> [Instructions to follow]: Skip all pictures, then copy the lines from the start of the data through the line with "80, 85, 90];", keeping both ends.

● ● ●

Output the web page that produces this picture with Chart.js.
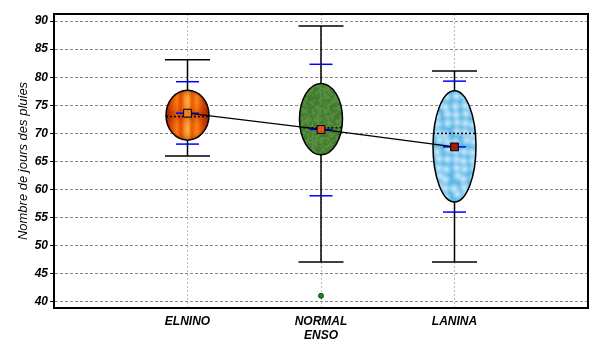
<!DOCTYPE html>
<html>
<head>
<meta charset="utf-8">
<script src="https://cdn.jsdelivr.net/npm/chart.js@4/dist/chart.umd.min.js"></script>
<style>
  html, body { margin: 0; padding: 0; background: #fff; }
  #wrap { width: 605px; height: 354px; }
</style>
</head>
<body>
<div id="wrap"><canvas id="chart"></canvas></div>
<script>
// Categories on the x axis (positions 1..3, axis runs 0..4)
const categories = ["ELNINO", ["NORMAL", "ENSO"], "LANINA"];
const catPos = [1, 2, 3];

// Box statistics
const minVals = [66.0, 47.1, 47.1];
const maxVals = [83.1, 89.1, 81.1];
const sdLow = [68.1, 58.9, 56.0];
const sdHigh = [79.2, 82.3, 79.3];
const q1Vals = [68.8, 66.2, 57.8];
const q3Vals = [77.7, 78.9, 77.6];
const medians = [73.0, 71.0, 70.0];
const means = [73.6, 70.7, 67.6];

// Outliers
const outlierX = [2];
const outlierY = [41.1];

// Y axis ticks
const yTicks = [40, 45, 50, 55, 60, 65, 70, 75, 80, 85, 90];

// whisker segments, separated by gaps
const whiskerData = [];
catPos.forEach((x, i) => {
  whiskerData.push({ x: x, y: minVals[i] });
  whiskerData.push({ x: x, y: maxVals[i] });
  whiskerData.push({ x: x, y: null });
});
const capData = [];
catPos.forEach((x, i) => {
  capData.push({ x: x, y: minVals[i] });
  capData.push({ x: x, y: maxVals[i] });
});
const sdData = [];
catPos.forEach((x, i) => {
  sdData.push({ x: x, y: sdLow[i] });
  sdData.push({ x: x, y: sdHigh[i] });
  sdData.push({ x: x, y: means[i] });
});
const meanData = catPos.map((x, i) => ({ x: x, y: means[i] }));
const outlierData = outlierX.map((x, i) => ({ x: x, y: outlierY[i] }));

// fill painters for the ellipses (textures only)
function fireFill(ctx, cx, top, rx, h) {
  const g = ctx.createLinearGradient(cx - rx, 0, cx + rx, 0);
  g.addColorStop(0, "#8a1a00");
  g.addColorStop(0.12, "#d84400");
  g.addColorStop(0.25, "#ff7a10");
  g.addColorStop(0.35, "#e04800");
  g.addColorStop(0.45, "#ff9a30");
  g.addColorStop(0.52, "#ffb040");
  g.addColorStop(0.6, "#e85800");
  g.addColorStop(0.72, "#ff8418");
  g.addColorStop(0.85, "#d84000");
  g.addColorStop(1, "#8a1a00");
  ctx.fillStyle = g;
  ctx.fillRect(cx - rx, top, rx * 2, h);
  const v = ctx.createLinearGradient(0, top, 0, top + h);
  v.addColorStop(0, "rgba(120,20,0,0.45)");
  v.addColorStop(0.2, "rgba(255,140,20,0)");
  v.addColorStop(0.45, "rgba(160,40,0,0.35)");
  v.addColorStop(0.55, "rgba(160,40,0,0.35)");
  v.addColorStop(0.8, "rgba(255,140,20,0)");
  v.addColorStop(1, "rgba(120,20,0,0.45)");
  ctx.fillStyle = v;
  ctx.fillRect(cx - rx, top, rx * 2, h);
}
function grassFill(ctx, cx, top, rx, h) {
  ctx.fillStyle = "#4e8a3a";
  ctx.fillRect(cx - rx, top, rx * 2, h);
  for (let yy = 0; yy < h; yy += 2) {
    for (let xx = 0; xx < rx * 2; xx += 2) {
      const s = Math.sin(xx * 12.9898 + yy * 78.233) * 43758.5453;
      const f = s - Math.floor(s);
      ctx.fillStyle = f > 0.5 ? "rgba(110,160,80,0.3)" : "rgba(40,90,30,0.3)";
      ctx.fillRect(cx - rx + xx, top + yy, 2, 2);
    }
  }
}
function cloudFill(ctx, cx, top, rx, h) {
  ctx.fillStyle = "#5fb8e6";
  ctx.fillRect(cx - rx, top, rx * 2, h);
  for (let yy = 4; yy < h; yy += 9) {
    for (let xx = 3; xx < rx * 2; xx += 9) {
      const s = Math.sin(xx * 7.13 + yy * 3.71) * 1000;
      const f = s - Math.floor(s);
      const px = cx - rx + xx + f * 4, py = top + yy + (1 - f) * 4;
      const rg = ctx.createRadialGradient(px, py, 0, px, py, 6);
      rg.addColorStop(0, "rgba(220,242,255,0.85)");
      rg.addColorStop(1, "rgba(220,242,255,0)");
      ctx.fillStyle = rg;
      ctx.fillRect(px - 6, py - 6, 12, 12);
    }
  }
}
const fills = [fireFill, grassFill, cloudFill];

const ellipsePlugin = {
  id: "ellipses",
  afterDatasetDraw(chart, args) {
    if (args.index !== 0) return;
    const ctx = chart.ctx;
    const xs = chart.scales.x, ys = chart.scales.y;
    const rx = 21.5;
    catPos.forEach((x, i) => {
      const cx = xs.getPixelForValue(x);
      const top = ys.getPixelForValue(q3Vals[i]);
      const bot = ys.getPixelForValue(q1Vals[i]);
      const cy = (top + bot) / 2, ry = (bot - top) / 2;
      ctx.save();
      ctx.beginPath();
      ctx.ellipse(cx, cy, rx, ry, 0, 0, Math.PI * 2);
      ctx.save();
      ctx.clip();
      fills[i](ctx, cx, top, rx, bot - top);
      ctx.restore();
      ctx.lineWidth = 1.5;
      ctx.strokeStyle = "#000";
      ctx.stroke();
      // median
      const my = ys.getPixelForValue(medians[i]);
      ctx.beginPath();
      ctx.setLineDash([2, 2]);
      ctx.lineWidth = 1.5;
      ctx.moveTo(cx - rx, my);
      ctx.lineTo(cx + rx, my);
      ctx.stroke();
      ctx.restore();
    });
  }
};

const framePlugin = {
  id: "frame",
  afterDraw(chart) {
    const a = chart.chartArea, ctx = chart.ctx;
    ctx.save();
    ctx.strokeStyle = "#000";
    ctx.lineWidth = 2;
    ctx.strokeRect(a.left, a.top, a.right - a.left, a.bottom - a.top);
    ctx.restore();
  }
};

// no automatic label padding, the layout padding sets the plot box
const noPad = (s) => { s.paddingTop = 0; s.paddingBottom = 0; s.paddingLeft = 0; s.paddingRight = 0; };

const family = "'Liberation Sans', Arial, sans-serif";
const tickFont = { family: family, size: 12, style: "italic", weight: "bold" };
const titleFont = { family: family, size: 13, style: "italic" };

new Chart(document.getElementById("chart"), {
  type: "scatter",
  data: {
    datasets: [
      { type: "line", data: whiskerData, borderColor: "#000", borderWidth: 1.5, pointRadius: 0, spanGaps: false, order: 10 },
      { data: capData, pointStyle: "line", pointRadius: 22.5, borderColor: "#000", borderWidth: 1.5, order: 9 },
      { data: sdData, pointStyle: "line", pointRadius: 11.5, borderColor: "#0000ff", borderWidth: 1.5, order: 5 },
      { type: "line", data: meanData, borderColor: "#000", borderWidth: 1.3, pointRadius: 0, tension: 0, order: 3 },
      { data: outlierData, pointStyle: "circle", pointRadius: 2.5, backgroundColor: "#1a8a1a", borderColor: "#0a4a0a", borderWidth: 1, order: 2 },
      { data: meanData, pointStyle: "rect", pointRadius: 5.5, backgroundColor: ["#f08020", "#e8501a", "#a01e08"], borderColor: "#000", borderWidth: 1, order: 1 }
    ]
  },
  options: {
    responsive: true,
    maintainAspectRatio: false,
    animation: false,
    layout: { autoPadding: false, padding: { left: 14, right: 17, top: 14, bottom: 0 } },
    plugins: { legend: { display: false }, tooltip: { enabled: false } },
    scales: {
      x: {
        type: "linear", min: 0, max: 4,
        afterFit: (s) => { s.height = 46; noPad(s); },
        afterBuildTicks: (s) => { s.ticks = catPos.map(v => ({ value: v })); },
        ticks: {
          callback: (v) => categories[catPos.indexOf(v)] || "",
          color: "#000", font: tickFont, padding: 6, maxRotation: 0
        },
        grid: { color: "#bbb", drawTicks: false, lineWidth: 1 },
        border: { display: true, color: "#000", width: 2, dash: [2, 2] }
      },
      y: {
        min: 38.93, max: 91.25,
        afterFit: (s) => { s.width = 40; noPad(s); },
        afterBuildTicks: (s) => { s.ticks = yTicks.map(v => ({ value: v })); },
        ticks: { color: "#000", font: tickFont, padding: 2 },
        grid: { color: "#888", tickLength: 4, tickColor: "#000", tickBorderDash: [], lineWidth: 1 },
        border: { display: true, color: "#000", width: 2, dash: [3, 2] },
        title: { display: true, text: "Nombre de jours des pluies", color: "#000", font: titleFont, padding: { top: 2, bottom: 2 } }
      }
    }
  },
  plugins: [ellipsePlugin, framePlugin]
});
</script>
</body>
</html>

● ● ●

> [Answer to this task]:
Output the web page that produces this picture with Chart.js.
<!DOCTYPE html>
<html>
<head>
<meta charset="utf-8">
<script src="https://cdn.jsdelivr.net/npm/chart.js@4/dist/chart.umd.min.js"></script>
<style>
  html, body { margin: 0; padding: 0; background: #fff; }
  #wrap { width: 605px; height: 354px; }
</style>
</head>
<body>
<div id="wrap"><canvas id="chart"></canvas></div>
<script>
// Categories on the x axis (positions 1..3, axis runs 0..4)
const categories = ["ELNINO", ["NORMAL", "ENSO"], "LANINA"];
const catPos = [1, 2, 3];

// Box statistics
const minVals = [66.0, 47.1, 47.1];
const maxVals = [83.1, 89.1, 81.1];
const sdLow = [68.1, 58.9, 56.0];
const sdHigh = [79.2, 82.3, 79.3];
const q1Vals = [68.8, 66.2, 57.8];
const q3Vals = [77.7, 78.9, 77.6];
const medians = [73.0, 71.0, 70.0];
const means = [73.6, 70.7, 67.6];

// Outliers
const outlierX = [2];
const outlierY = [41.1];

// Y axis ticks
const yTicks = [40, 45, 50, 55, 60, 65, 70, 75, 80, 85, 90];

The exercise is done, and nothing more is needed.